International Men’s Day is upon us and I shall be celebrating it and encouraging both men and women to do the same. I haven’t always held this view. Until about three years ago, when I became the main person caring for my children, I’d have laughed at such an occasion. I’d have told you it’s a man’s world and we don’t need this kind of interference, thank you very much.
Since then, experience has shown me that us men are second class citizens when it comes to being parents. If International Men’s Day can shine a light on this issue and change the perceptions of fathers then I will be very happy indeed.
So how can it be that us fathers are disadvantaged in the twenty first century? It’s true, there is no Israeli-style ‘peace wall’ coming between my children and I. In the nation where I live, the United Kingdom, men and women alike are protected by a raft of equality laws that stop men in my position from blatant discrimination.
Sadly, however, this message has not been universally received. I can tell you that I face lazy, latent and often unintended sexist words, media messages and actions every day and most of it revolves around outdated language used to describe parenting. Allow me to give you a few examples.
When was the last time you saw a cleaning product with a strap-line clearly stating it was for women to use? Can’t think of one? I suspect you’d probably have to go back decades. You just wouldn’t see products marketed that way anymore and yet you could walk into any supermarket and there on the shelves you’ll find a major brand of breakfast cereal sold in packaging instructing children to ask their “mum” to help them pour the milk into the bowl.
You probably think that sounds petty. Unfortunately the examples just keep coming. There’s the baby shampoo and skin care cream with “mum and me” stamped across the packaging, the powdered milk manufacturer that runs a “mother and baby” club, the book publisher that instructs children to “read with mummy” and so on.
I could continue but you get my point. These products, which I always try to boycott, are marketed using very lazy language. Not only does such marketing send a shocking message to our children, it also ignores the fact that men are increasingly taking a more hands-on approach as parents.
I always think there’s a certain irony in this dreadful approach to using this language. In my opinion it’s just as offensive to women as it is as to men. It reinforces the old stereotype that a woman’s place is in the home looking after the children.
Of course this is a much bigger issue than some stupid comment written on a shampoo bottle. Just the other week I took my baby daughter to see a general practitioner. The doctor was a young woman, probably about 30, and to my surprise, more so because of her young age, she accused me of “babysitting” my child. This is a phrase that has unfortunately been thrown in my direction a number of times but never by anyone so young.
I can think of another time when I took the same daughter to see a nurse for some inoculations. I can only describe what happened as bizarre. She gave my daughter the required injections before pointedly asking where my wife was and then started to physically look around the room for her! I’m also going to put myself on thin ice and say that women can be guilty of reinforcing the stereotype that childcare is no place for men. One way to demonstrate this is to look at social media usage.
Let me give you an example that’s rather close to home. One of my daughters was attending a pre-school that had a Facebook page.
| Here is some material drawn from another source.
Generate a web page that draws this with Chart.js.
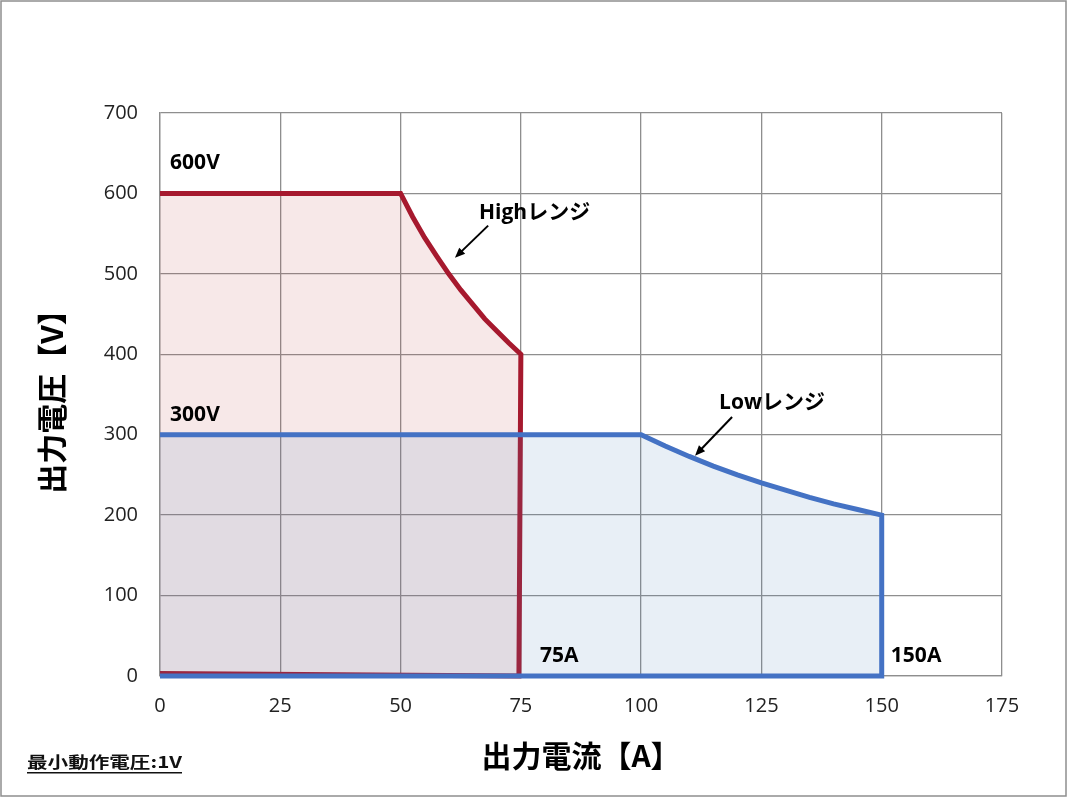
<!DOCTYPE html>
<html>
<head>
<meta charset="utf-8">
<script src="https://cdn.jsdelivr.net/npm/chart.js@4.4.1/dist/chart.umd.min.js"></script>
<style>
html, body { margin: 0; padding: 0; background: #fff; }
#wrap { width: 1068px; height: 798px; }
</style>
</head>
<body>
<div id="wrap"><canvas id="chart"></canvas></div>
<script>
// axis ticks
const xTicks = [0, 25, 50, 75, 100, 125, 150, 175];
const yTicks = [0, 100, 200, 300, 400, 500, 600, 700];

// High range outline (current A / voltage V)
const highCurrent = [0, 50, 52.5, 55, 57.5, 60, 62.5, 65, 67.5, 70, 72.5, 75, 74.6, 0];
const highVoltage = [600, 600, 571, 545, 522, 500, 480, 462, 444, 429, 414, 400, 0, 3];

// Low range outline
const lowCurrent = [0, 100, 105, 110, 115, 120, 125, 130, 135, 140, 145, 150, 150, 0];
const lowVoltage = [300, 300, 286, 273, 261, 250, 240, 231, 222, 214, 207, 200, 0, 0];

// text labels inside the plot (data coords)
const noteText = ["600V", "300V", "75A", "150A", "Highレンジ", "Lowレンジ"];
const noteX = [2.1, 2.1, 79.0, 151.9, 66.3, 116.2];
const noteY = [638, 325, 25, 25, 576, 340];

// arrows: from -> to (data coords)
const arrowFromX = [68.2, 118.9];
const arrowFromY = [560, 322];
const arrowToX = [61.3, 111.2];
const arrowToY = [520, 274];

const footNote = "最小動作電圧:1V";

const RED = "#a6192e";
const BLUE = "#4472c4";
const GRID = "#8e8e8e";
const LATIN = "'Open Sans', 'Noto Sans CJK JP', sans-serif";
const JP = "'Noto Sans CJK JP', 'Open Sans', sans-serif";

function toPoints(xs, ys) {
    return xs.map(function(x, i){ return {x: x, y: ys[i]}; });
}

const decorations = {
    id: "decorations",
    afterDatasetsDraw: function(chart) {
        let ctx = chart.ctx;
        let sx = chart.scales.x, sy = chart.scales.y;
        ctx.save();
        // labels
        ctx.fillStyle = "#000";
        ctx.textBaseline = "middle";
        ctx.textAlign = "left";
        ctx.font = "bold 21px " + LATIN;
        noteText.forEach(function(t, i){
            ctx.fillText(t, sx.getPixelForValue(noteX[i]), sy.getPixelForValue(noteY[i]));
        });
        // arrows
        ctx.strokeStyle = "#000";
        ctx.lineWidth = 2;
        arrowFromX.forEach(function(fx, i){
            let x1 = sx.getPixelForValue(fx), y1 = sy.getPixelForValue(arrowFromY[i]);
            let x2 = sx.getPixelForValue(arrowToX[i]), y2 = sy.getPixelForValue(arrowToY[i]);
            let a = Math.atan2(y2 - y1, x2 - x1);
            let head = 11;
            ctx.beginPath();
            ctx.moveTo(x1, y1);
            ctx.lineTo(x2 - Math.cos(a) * head * 0.8, y2 - Math.sin(a) * head * 0.8);
            ctx.stroke();
            ctx.beginPath();
            ctx.moveTo(x2, y2);
            ctx.lineTo(x2 - head * Math.cos(a - 0.4), y2 - head * Math.sin(a - 0.4));
            ctx.lineTo(x2 - head * Math.cos(a + 0.4), y2 - head * Math.sin(a + 0.4));
            ctx.closePath();
            ctx.fillStyle = "#000";
            ctx.fill();
        });
        ctx.restore();
    },
    afterDraw: function(chart) {
        let ctx = chart.ctx;
        ctx.save();
        // outer frame
        ctx.strokeStyle = GRID;
        ctx.lineWidth = 1.5;
        ctx.strokeRect(1, 1, chart.width - 3, chart.height - 3);
        // foot note, a bit wide like the original, underlined
        ctx.font = "bold 16px " + JP;
        ctx.fillStyle = "#111";
        ctx.textBaseline = "middle";
        ctx.textAlign = "left";
        let w = ctx.measureText(footNote).width;
        let stretch = 155 / w;
        ctx.translate(27, 762);
        ctx.scale(stretch, 1);
        ctx.fillText(footNote, 0, 0);
        ctx.fillRect(0, 10, w, 1.5);
        ctx.restore();
    }
};

new Chart(document.getElementById("chart"), {
    type: "scatter",
    data: {
        datasets: [
            {
                label: "Low",
                data: toPoints(lowCurrent, lowVoltage),
                showLine: true,
                borderColor: BLUE,
                borderWidth: 5,
                borderJoinStyle: "miter",
                backgroundColor: "rgba(79, 129, 189, 0.13)",
                fill: "shape",
                pointRadius: 0,
                tension: 0,
                clip: 6,
            },
            {
                label: "High",
                data: toPoints(highCurrent, highVoltage),
                showLine: true,
                borderColor: RED,
                borderWidth: 5,
                borderJoinStyle: "miter",
                backgroundColor: "rgba(192, 80, 77, 0.13)",
                fill: "shape",
                pointRadius: 0,
                tension: 0,
                clip: 6,
            }
        ]
    },
    options: {
        responsive: true,
        maintainAspectRatio: false,
        animation: false,
        layout: {padding: {top: 113, right: 66, bottom: 0, left: 0}},
        plugins: {
            legend: {display: false},
            tooltip: {enabled: false},
        },
        scales: {
            x: {
                type: "linear",
                min: 0,
                max: 175,
                afterBuildTicks: function(s){ s.ticks = xTicks.map(function(v){ return {value: v}; }); },
                afterFit: function(s){ s.height = 122; },
                ticks: {
                    color: "#222",
                    font: {family: LATIN, size: 20},
                    padding: 18,
                    maxRotation: 0,
                },
                grid: {color: GRID, lineWidth: 1.3, drawTicks: false},
                border: {color: GRID, width: 1.3},
                title: {
                    display: true,
                    text: "出力電流【A】",
                    color: "#000",
                    font: {family: JP, size: 30, weight: "bold"},
                    padding: {top: 0, bottom: 24},
                }
            },
            y: {
                type: "linear",
                min: 0,
                max: 700,
                afterBuildTicks: function(s){ s.ticks = yTicks.map(function(v){ return {value: v}; }); },
                afterFit: function(s){ s.width = 160; },
                ticks: {
                    color: "#222",
                    font: {family: LATIN, size: 20},
                    padding: 22,
                },
                grid: {color: GRID, lineWidth: 1.3, drawTicks: false},
                border: {color: GRID, width: 1.3},
                title: {
                    display: true,
                    text: "出力電圧【V】",
                    color: "#000",
                    font: {family: JP, size: 30, weight: "bold"},
                    padding: {top: 34, bottom: 0},
                }
            }
        }
    },
    plugins: [decorations]
});
</script>
</body>
</html>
Despite the fact that several men were regular users of this page, messages were almost always sent out to “mums” and “mummies.” My concern when seeing these messages wasn’t for myself but for the male divorcee or widower who must have found these messages very irritating indeed.
Again, this may seem like a very petty example but it demonstrates language and use of language is important. If men are to be encouraged to be better and more involved parents the language used to describe parenting must be more inclusive.
In conclusion, my appeal to you, dear reader, is to think about the language you use when talking about parenting. That coffee morning you’re organising, is it just for mums or are dads also welcome? Put down that story book that says “read with mummy” and find something else that doesn’t reinforce unhealthy stereotypes. That “mother and toddler” group you attend, maybe you should have a quiet word with the owner about that dreadful name.
The most important thing you should do, however, is enjoy International Men’s Day. I’m not going to dodge the fact; there are some dreadful fathers out there. Sadly they tend to dominate the news headlines. Just for one day, let’s celebrate the good men that are out there, because they do exist and they are trying to raise healthy, well-rounded children in a world that often says they aren’t capable.